I have difficulties writing down the following problem in a formal way:
We have some coke machines in a school and they can be working or being broken. So we have two states, working and broking.
(1) If it is broken, it costs us $8c$ and takes the whole day to repair it.
(2) If it is working we have two subcases: People using the machine or not. If nobody uses the machine we have no cost at all and the probability that the machine is not working the next day is $p$. If people use the machine we have cost $c$ and probability $q<(7/8)p$ that the machine is not working the following day.
Now we also have a discounted factor $\beta\in(0,1)$. We want to minimize the total-expected discounted cost over an infinite time.
$F(0)$ is the minimal cost if the machine is broken in the morning and $F(1)$ the minimal cost if machine is working. Now I want to show that it is optimal that nobody uses the machine onlfy if $\beta\le \frac{1}{7p-8q}$
I think the first thing to do is to write down the optimality equation, so $F(1)$ in terms of some integrals.

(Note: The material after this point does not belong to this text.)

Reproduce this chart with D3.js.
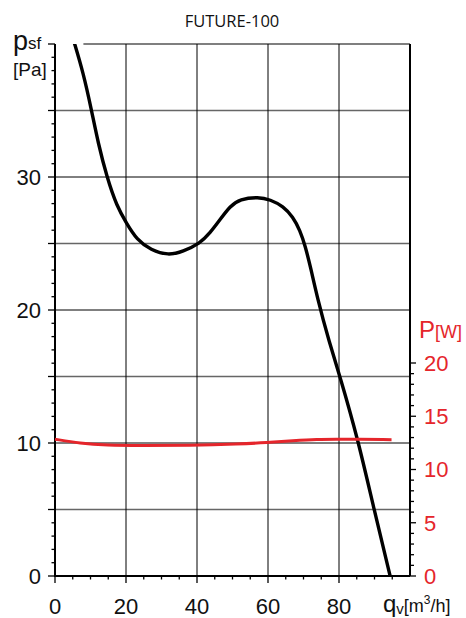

$F(1)=\int_0^{\infty}\min[x,\beta F(1)]p(x) dx=\beta F(1)+\int_0^{\infty}\min[x-\beta F(1),0]p(x)$
Is this the right way to start?
I assume that a broken machine must be repaired. If it is optimal to not use machine then expected lifetime discount cost on a day the machine is working is the discounted expected lifetime cost the following day:
$F(1)= \beta\{(1-p)F(1) + pF(0)\}$.
Expected lifetime discount cost on a day the machine is not working is the cost of repair that day plus the discounted expected lifetime cost the following day:
$F(0) = 8c + \beta F(1)$.
Solve to get
$F(1) = 8c\frac{\beta p}{(1-\beta)(1+\beta p)}$ and $F(0) = 8c\frac{\beta^2 p + (1-\beta)(1+\beta p)}{(1-\beta)(1+\beta p)}$.
Now the policy of not using the machine is optimal only if the expected discounted lifetime cost from doing so is no more than the expected discounted lifetime cost from using the machine. That is,
$\beta\{(1-p)F(1) + pF(0)\} \le c+\beta\{(1-q)F(1) + qF(0)\}$
or $\beta (p-q)\{F(0)-F(1)\} \le c$.
Substituting the expressions for $F(1)$ and $F(0)$ yields
$8c\frac{\beta(p-q)(1-\beta)}{(1-\beta)(1+\beta p)} \le c$
which results in the desired condition $\beta \le \frac{1}{7p-8q}$.